Throughout these years, he developed a strong interest in pedagogy, movement quality, and body awareness, placing sensation and respect for the body at the core of his teaching.
In 2015, he founded Zouk Inspiration, a community through which he developed a pedagogy promoting diversity, creativity, and physical awareness in Brazilian Zouk. This space became a laboratory for exploration, allowing dancers to grow beyond stylistic labels and focus on fundamentals, connection, and personal expression.
Driven by curiosity, Clément traveled worldwide to train with leading dancers and teachers, immersing himself in a wide range of Brazilian Zouk approaches such as RioZouk, NéoZouk, MZouk, LambaZouk, and Flow. These experiences shaped his understanding of movement and led him to develop his own concept, Natural Way, an approach centered on organic movement, efficiency, and authenticity.
In 2025, Clément completed his Lambada Mastery training and decided to return to La Réunion. This period marked a significant transition in his artistic journey.

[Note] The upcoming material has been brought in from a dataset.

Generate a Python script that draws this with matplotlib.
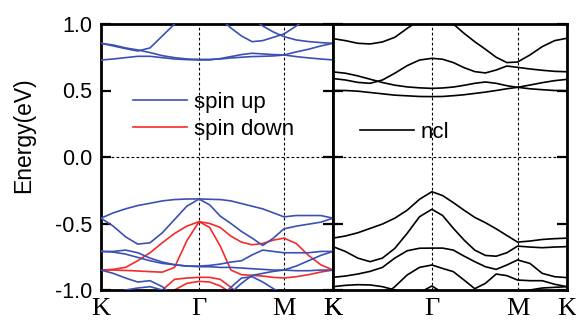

His perspective on Zouk and Lambada evolved, leading him to see them not as separate dances, but as two expressions of the same movement language.
He then began a new phase of research, where Zouk and Lambada became two faces of a single dance, sharing common structures, principles, and intentions.
Today, this exploration takes shape in a new approach he calls Zouk Lambada — a vision that bridges tradition and evolution, structure and connection, grounding and flow.